Élaborée dans le but de lutter contre l'espionnage industriel, la loi - en cours d'adoption - relative au "secret des affaires" s'est fait beaucoup d'ennemis. Le 24 mai, se déroule la Commission mixte paritaire sur la proposition de loi. C'est la troisième fois que les différents gouvernements tentent de la faire adopter, malgré la grogne. Surtout du côté des journalistes, mais aussi des associations, syndicats et lanceurs d'alerte.
En cause ? Selon eux, cette loi mettrait en danger le travail des journalistes d'investigation et des lanceurs d'alerte car elle donnerait le droit aux entreprises et groupes d'engager des poursuites si leur "secret des affaires" est mis à mal. Or, beaucoup y voient une obstruction à la liberté de la presse, de l'information. Notamment à cause de la définition du "secret des affaires", considérée comme floue et variable en fonction du tribunal.

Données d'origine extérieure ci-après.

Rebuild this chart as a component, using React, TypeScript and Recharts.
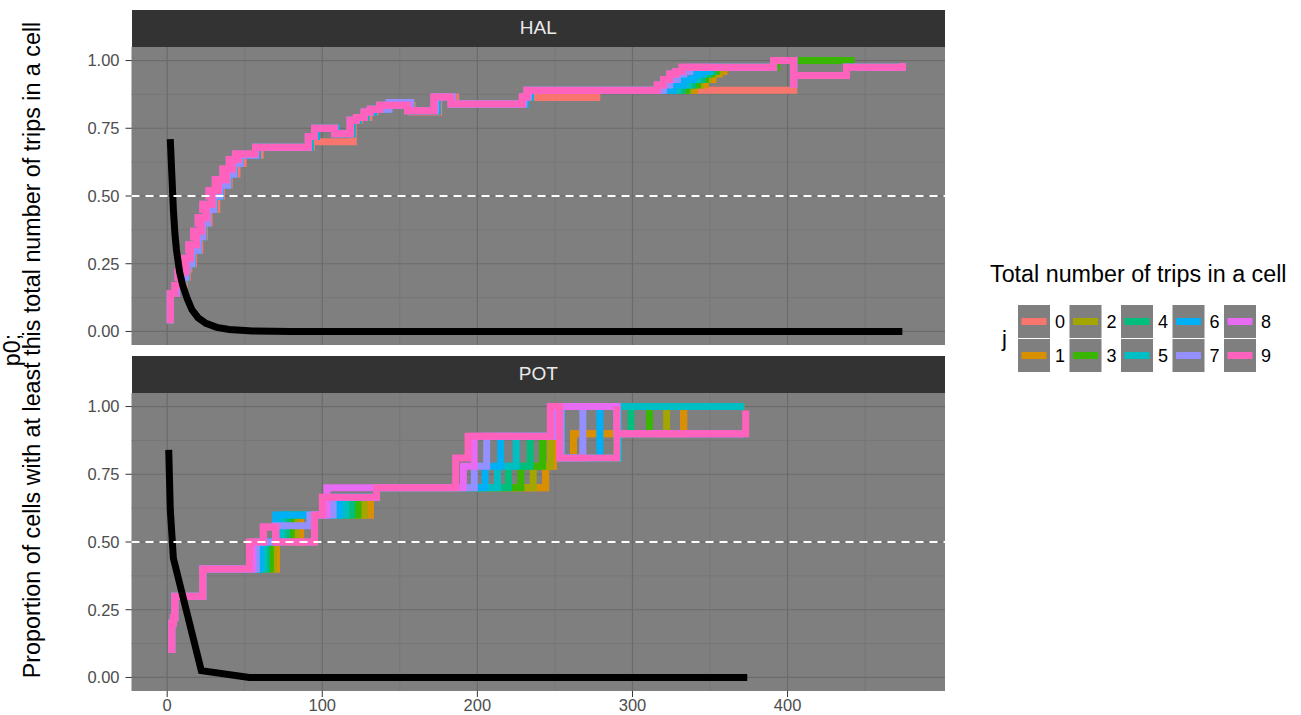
import React from "react";
import { LineChart, Line, XAxis, YAxis, CartesianGrid, ReferenceLine } from "recharts";

type Pt = [number, number];

// legend levels (j) and ggplot hue colours
const J_LEVELS = ["0", "1", "2", "3", "4", "5", "6", "7", "8", "9"];
const J_COLORS = [
  "#F8766D",
  "#D89000",
  "#A3A500",
  "#39B600",
  "#00BF7D",
  "#00BFC4",
  "#00B0F6",
  "#9590FF",
  "#E76BF3",
  "#FF62BC",
];

const X_TICKS = [0, 100, 200, 300, 400];
const X_MINOR = [50, 150, 250, 350, 450];
const Y_TICKS = [0, 0.25, 0.5, 0.75, 1];
const Y_MINOR = [0.125, 0.375, 0.625, 0.875];
const X_DOMAIN: [number, number] = [-23, 501.5];
const Y_DOMAIN: [number, number] = [-0.05, 1.05];

// ---- HAL: step points [x, y] (horizontal to x, then up/down to y)
// j8/j9 wander back and forth on the rising part, which gives the wide pink band
const HAL_HEAD_PINK: Pt[] = [
  [2, 0.03], [2, 0.14], [5, 0.17], [9, 0.2], [7, 0.22], [12, 0.25], [10, 0.27], [15, 0.3],
  [14, 0.32], [19, 0.35], [17, 0.37], [22, 0.4], [20, 0.42], [25, 0.45], [23, 0.47], [29, 0.5],
  [27, 0.52], [33, 0.54], [31, 0.56], [38, 0.58], [36, 0.6], [42, 0.62], [40, 0.635], [46, 0.65],
  [44, 0.655],
];
const HAL_HEAD_LATE: Pt[] = [
  [2, 0.03], [2, 0.14], [6, 0.17], [10, 0.2], [12, 0.23], [13, 0.25], [16, 0.3], [20, 0.35],
  [23, 0.4], [26, 0.45], [30, 0.5], [34, 0.54], [39, 0.58], [43, 0.62], [47, 0.65],
];
const HAL_HEAD_J0: Pt[] = [
  [2, 0.03], [2, 0.14], [6, 0.17], [11, 0.2], [13, 0.23], [14, 0.25], [17, 0.3], [21, 0.35],
  [24, 0.4], [27, 0.45], [32, 0.5], [35, 0.54], [40, 0.58], [45, 0.62], [49, 0.65],
];
const HAL_MID: Pt[] = [
  [57, 0.68], [91, 0.72], [95, 0.75], [108, 0.73], [118, 0.78], [122, 0.79], [127, 0.81],
  [131, 0.82], [137, 0.835], [155, 0.815], [172, 0.865], [183, 0.84], [229, 0.865], [232, 0.89],
];
const HAL_MID_J7: Pt[] = [
  [57, 0.68], [91, 0.72], [95, 0.75], [108, 0.73], [118, 0.78], [122, 0.79], [127, 0.81],
  [131, 0.82], [143, 0.845], [157, 0.815], [173, 0.865], [184, 0.84], [230, 0.865], [233, 0.89],
];
const HAL_MID_LATE: Pt[] = [
  [58, 0.68], [92, 0.72], [96, 0.75], [109, 0.73], [119, 0.78], [123, 0.79], [128, 0.81],
  [133, 0.82], [141, 0.835], [157, 0.815], [174, 0.865], [184, 0.84], [231, 0.865], [234, 0.89],
];
const HAL_MID_J0: Pt[] = [
  [60, 0.68], [93, 0.7], [120, 0.78], [124, 0.79], [130, 0.81], [134, 0.82], [140, 0.835],
  [158, 0.81], [175, 0.865], [186, 0.84], [229, 0.864], [277, 0.89],
];
const HAL_END: Pt[] = [[391, 1.0], [404, 0.9], [404, 0.945], [438, 0.975], [474, 0.99]];
const HAL_TAIL_J9: Pt[] = [[316, 0.91], [320, 0.93], [324, 0.95], [328, 0.96], [332, 0.975]];
const HAL_TAIL_J7: Pt[] = [[320, 0.91], [324, 0.93], [329, 0.95], [333, 0.96], [337, 0.975]];
const HAL_TAIL_J6: Pt[] = [[326, 0.91], [333, 0.93], [339, 0.95], [344, 0.96], [348, 0.975]];
const HAL_TAIL_J5: Pt[] = [[329, 0.91], [336, 0.93], [342, 0.95], [346, 0.96], [350, 0.975]];
const HAL_TAIL_J4: Pt[] = [[332, 0.91], [339, 0.93], [345, 0.95], [349, 0.96], [352, 0.975]];
const HAL_TAIL_J3: Pt[] = [[335, 0.91], [342, 0.93], [347, 0.95], [351, 0.96], [354, 0.975], [393, 1.0], [441, 0.975], [474, 0.99]];
const HAL_TAIL_J2: Pt[] = [[337, 0.91], [344, 0.93], [349, 0.95], [353, 0.96], [356, 0.975]];
const HAL_TAIL_J1: Pt[] = [[340, 0.91], [347, 0.93], [352, 0.95], [356, 0.96], [359, 0.975]];
const HAL_TAIL_J0: Pt[] = [[404, 0.945], [438, 0.975], [474, 0.99]];

const HAL_SERIES: Pt[][] = [
  [...HAL_HEAD_J0, ...HAL_MID_J0, ...HAL_TAIL_J0],
  [...HAL_HEAD_LATE, ...HAL_MID_LATE, ...HAL_TAIL_J1, ...HAL_END],
  [...HAL_HEAD_LATE, ...HAL_MID_LATE, ...HAL_TAIL_J2, ...HAL_END],
  [...HAL_HEAD_LATE, ...HAL_MID_LATE, ...HAL_TAIL_J3],
  [...HAL_HEAD_LATE, ...HAL_MID_LATE, ...HAL_TAIL_J4, ...HAL_END],
  [...HAL_HEAD_LATE, ...HAL_MID_LATE, ...HAL_TAIL_J5, ...HAL_END],
  [...HAL_HEAD_LATE, ...HAL_MID_LATE, ...HAL_TAIL_J6, ...HAL_END],
  [...HAL_HEAD_LATE, ...HAL_MID_J7, ...HAL_TAIL_J7, ...HAL_END],
  [...HAL_HEAD_PINK, ...HAL_MID, ...HAL_TAIL_J9, ...HAL_END],
  [...HAL_HEAD_PINK, ...HAL_MID, ...HAL_TAIL_J9, ...HAL_END],
];

const HAL_P0: Pt[] = [
  [2, 0.71], [3, 0.58], [4, 0.45], [5, 0.36], [6, 0.3], [8, 0.22], [10, 0.17], [13, 0.12],
  [16, 0.08], [20, 0.05], [25, 0.03], [32, 0.015], [40, 0.007], [55, 0.002], [80, 0], [474, 0],
];

// ---- POT
const POT_HEAD: Pt[] = [[3, 0.09], [3, 0.2], [4, 0.22], [5, 0.3], [23, 0.4]];
const POT_J9: Pt[] = [
  [53, 0.5], [62, 0.555], [70, 0.5], [95, 0.6], [100, 0.665], [135, 0.7], [186, 0.81], [194, 0.89],
  [247, 1.0], [253, 0.81], [290, 1.0], [290, 0.9], [373, 0.985],
];
const POT_J8: Pt[] = [
  [55, 0.5], [62, 0.555], [70, 0.5], [95, 0.6], [103, 0.7], [191, 0.78], [198, 0.89], [248, 1.0],
  [290, 0.9], [372, 0.9],
];
const POT_J7: Pt[] = [
  [57.5, 0.5], [70, 0.56], [92, 0.6], [107, 0.665], [135, 0.7], [198, 0.78], [206, 0.89], [249, 1.0],
  [254, 0.81], [268, 1.0], [290, 0.9], [372, 0.9],
];
const POT_J6: Pt[] = [
  [60, 0.5], [70, 0.6], [111, 0.665], [135, 0.7], [205, 0.78], [215, 0.89], [250, 1.0], [254, 0.81],
  [279, 1.0], [290, 0.9], [372, 0.9],
];
const POT_J5: Pt[] = [
  [62, 0.5], [74, 0.6], [115, 0.665], [135, 0.7], [213, 0.78], [225, 0.89], [251, 1.0], [254, 0.81],
  [291, 1.0], [372, 1.0],
];
const POT_J4: Pt[] = [
  [64, 0.5], [77, 0.6], [119, 0.665], [135, 0.7], [220, 0.78], [234, 0.89], [251, 1.0], [254, 0.81],
  [290, 0.9], [299, 1.0], [372, 1.0],
];
const POT_J3: Pt[] = [
  [66.5, 0.5], [80, 0.6], [123, 0.665], [135, 0.7], [228, 0.78], [242, 0.89], [251, 1.0], [254, 0.81],
  [290, 0.9], [311, 1.0], [372, 1.0],
];
const POT_J2: Pt[] = [
  [68.5, 0.5], [83, 0.6], [127, 0.665], [135, 0.7], [236, 0.78], [247, 0.89], [252, 1.0], [254, 0.81],
  [290, 0.9], [322, 1.0], [372, 1.0],
];
const POT_J1: Pt[] = [
  [70.5, 0.5], [86, 0.6], [131, 0.665], [135, 0.7], [244, 0.78], [249, 0.89], [252, 1.0], [254, 0.81],
  [262, 0.9], [333, 1.0], [372, 1.0],
];

const POT_SERIES: Pt[][] = [
  [...POT_HEAD, ...POT_J1],
  [...POT_HEAD, ...POT_J1],
  [...POT_HEAD, ...POT_J2],
  [...POT_HEAD, ...POT_J3],
  [...POT_HEAD, ...POT_J4],
  [...POT_HEAD, ...POT_J5],
  [...POT_HEAD, ...POT_J6],
  [...POT_HEAD, ...POT_J7],
  [...POT_HEAD, ...POT_J8],
  [...POT_HEAD, ...POT_J9],
];

const POT_P0: Pt[] = [[1, 0.84], [2, 0.62], [4, 0.44], [22, 0.025], [53, 0], [374, 0]];

// layout (page pixels)
const PANEL_LEFT = 131.5;
const PANEL_RIGHT = 945;
const PANEL_H = 298;
const STRIP_H = 36.5;
const Y_AXIS_W = 60;
const FONT = '"Liberation Sans", Arial, Helvetica, sans-serif';

const toRows = (pts: Pt[]) => pts.map(([x, y]) => ({ x, y }));

interface FacetProps {
  name: string;
  series: Pt[][];
  p0: Pt[];
  top: number;
  withXAxis: boolean;
}

function Facet({ name, series, p0, top, withXAxis }: FacetProps) {
  const axisH = withXAxis ? 24 : 0;
  return (
    <div style={{ position: "absolute", left: 0, top }}>
      <div
        style={{
          position: "absolute",
          left: PANEL_LEFT,
          top: -STRIP_H,
          width: PANEL_RIGHT - PANEL_LEFT,
          height: STRIP_H,
          background: "#333333",
          color: "#ebebeb",
          fontSize: 19,
          display: "flex",
          alignItems: "center",
          justifyContent: "center",
        }}
      >
        {name}
      </div>
      <LineChart
        width={PANEL_RIGHT}
        height={PANEL_H + axisH}
        margin={{ top: 0, right: 0, bottom: 0, left: PANEL_LEFT - Y_AXIS_W }}
      >
        <CartesianGrid
          fill="#7f7f7f"
          stroke="#747474"
          strokeWidth={0.7}
          horizontalValues={Y_MINOR}
          verticalValues={X_MINOR}
        />
        <CartesianGrid
          stroke="#6b6b6b"
          strokeWidth={1.2}
          horizontalValues={Y_TICKS}
          verticalValues={X_TICKS}
        />
        <XAxis
          type="number"
          dataKey="x"
          domain={X_DOMAIN}
          ticks={X_TICKS}
          allowDataOverflow
          hide={!withXAxis}
          height={axisH}
          axisLine={false}
          tickSize={6}
          tickMargin={2}
          tick={{ fill: "#4d4d4d", fontSize: 16.5 }}
          tickLine={{ stroke: "#333333" }}
        />
        <YAxis
          type="number"
          domain={Y_DOMAIN}
          ticks={Y_TICKS}
          allowDataOverflow
          width={Y_AXIS_W}
          axisLine={false}
          tickSize={6}
          tickMargin={6}
          tick={{ fill: "#4d4d4d", fontSize: 16.5 }}
          tickLine={{ stroke: "#333333" }}
          tickFormatter={(v: number) => v.toFixed(2)}
        />
        {series.map((pts, j) => (
          <Line
            key={J_LEVELS[j]}
            data={toRows(pts)}
            dataKey="y"
            type="stepAfter"
            stroke={J_COLORS[j]}
            strokeWidth={7}
            dot={false}
            activeDot={false}
            isAnimationActive={false}
          />
        ))}
        <Line
          data={toRows(p0)}
          dataKey="y"
          type="linear"
          stroke="#000000"
          strokeWidth={7}
          dot={false}
          activeDot={false}
          isAnimationActive={false}
        />
        <ReferenceLine y={0.5} stroke="#ffffff" strokeWidth={2} strokeDasharray="8 6" />
      </LineChart>
    </div>
  );
}

function JLegend() {
  const keyW = 32;
  const keyH = 33;
  return (
    <svg style={{ position: "absolute", left: 0, top: 0 }} width={1301} height={715}>
      <text x={990} y={282} fontSize={23.3} fill="#000">
        Total number of trips in a cell
      </text>
      <text x={1002} y={346} fontSize={22} fill="#000">
        j
      </text>
      {J_LEVELS.map((lvl, j) => {
        const col = Math.floor(j / 2);
        const row = j % 2;
        const x = 1018 + col * 51.5;
        const y = 305 + row * 34;
        return (
          <g key={lvl}>
            <rect x={x} y={y} width={keyW} height={keyH} fill="#7f7f7f" />
            <line x1={x + 3.5} x2={x + keyW - 3.5} y1={y + keyH / 2} y2={y + keyH / 2} stroke={J_COLORS[j]} strokeWidth={7} />
            <text x={x + keyW + 5} y={y + keyH / 2 + 6.5} fontSize={18} fill="#000">
              {lvl}
            </text>
          </g>
        );
      })}
    </svg>
  );
}

export default function App() {
  return (
    <div
      style={{
        position: "absolute",
        left: 0,
        top: 0,
        width: 1301,
        height: 715,
        background: "#ffffff",
        fontFamily: FONT,
        overflow: "hidden",
      }}
    >
      <svg style={{ position: "absolute", left: 0, top: 0 }} width={70} height={715}>
        <text transform="translate(19.5,350) rotate(-90)" textAnchor="middle" fontSize={23.3} fill="#000">
          p0;
        </text>
        <text transform="translate(39.5,350) rotate(-90)" textAnchor="middle" fontSize={23.3} fill="#000">
          Proportion of cells with at least this total number of trips in a cell
        </text>
      </svg>
      <Facet name="HAL" series={HAL_SERIES} p0={HAL_P0} top={46.5} withXAxis={false} />
      <Facet name="POT" series={POT_SERIES} p0={POT_P0} top={392.5} withXAxis />
      <JLegend />
    </div>
  );
}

"En un mot, la société civile est priée de renoncer à ses droits, de s’incliner devant le pouvoir économique, la puissance de l’argent", résume ainsi Médiapart. Même si la ministre de la Justice, Nicole Belloubet, a assuré que "les juridictions, gardiennes des libertés individuelles, feront la balance des intérêts en présence en veillant à ce qu'aucun lanceur d'alerte ne soit condamné", l'opposition y voit toujours un "risque de voir les entreprises multiplier les procédures abusives à l'encontre de journalistes, organes de presse, lanceurs d'alerte ou associations détenteurs d'informations sur leur activité", a réagi Jacques Bigot, sénateur socialiste.
D'après le site d'investigation ou une pétition lancée en 2015 contre une proposition de loi similaire, de nombreux scandales révélés ces dernières années auraient pu ne pas voir le jour avec cette loi, comme le Mediator, les Panama Papers ou du bisphénol A. Trois exemples brandis dans la lettre ouverte au président, publiée le 16 avril dernier et signée par de nombreux médias, syndicats et associations. Selon Médiapart, la liste de ces affaires est "infinie".
Avec cette nouvelle loi, "parler des dangers du Mediator, c’est porter atteinte aux intérêts économiques, combien présents dans cette affaire, du laboratoire Servier", avance ainsi Médiapart.
Cette affaire a été mise à jour par Irène Frachon, pneumologue au CHU de Brest, en 2010 avec la publication de son livre Mediator 150 mg : combien de morts ?. Un scandale largement médiatisé. Et Irène Frachon est alors devenue une "lanceuse d'alerte". Elle raconte dans Le Monde, à l'occasion de la sortie de La fille de Brest, inspiré de son histoire : "Quand les médias s’en sont emparés, je me suis dit que j’avais fait le job".
Depuis, la Cour de cassation a pour la première fois validé la responsabilité civile des laboratoires Servier, fabricants du Mediator, pour avoir maintenu la commercialisation d'un médicament qui "présentait un défaut" faute d'information sur ses risques. 2.846 patients ont été indemnisés.
C'est en 2010 que les députés ont voté une loi interdisant la présence de bisphénol A dans les biberons. Pourtant, comme le raconte Le Monde dans un article datant de 2011, des études ont commencé à fleurir des la moitié des années 1990 pour alerter contre les dangers sanitaires de la substance chimique. Un combat entre études indépendantes contre études commandées par des industriels, et mises sur le même pied d'égalité, dure pendant des années.
En France, il est censé être complètement interdit depuis 2015. Pourtant, une enquête menée par 2.500 médecins rassemblés dans l'Association Santé et Environnement France (Asef) en collaboration avec l'émission On n'est plus des pigeons sur France 24, révélait en avril 2016 la présence de bisphénol A dans une canette de boisson gazeuse vendue dans le commerce.
Avril 2016, coup de tonnerre dans les dossiers concernant l'évasion fiscale. Un chamboulement que l'on doit à un lanceur d'alerte resté anonyme et seulement connu sous le pseudonyme de John Doe.
Ce dernier fournit 2.6 téraoctets de données à un journal allemand concernant des sociétés coupables d'évasion fiscale. Puis, ces documents sont fournis à des médias du monde entier qui révèlent le scandale financier en avril. Les "Panama Papers" sont relayés par 109 médias internationaux dans 76 pays.
Depuis, la lutte contre l'évasion fiscale est devenue un sujet récurrent chez les responsables politiques. Le 28 mars dernier, le gouvernement a promis de "muscler" la lutte contre la fraude fiscale. Plusieurs banques françaises, comme la BNP, le Crédit Agricole ou encore la Société Générale étaient citées dans les documents.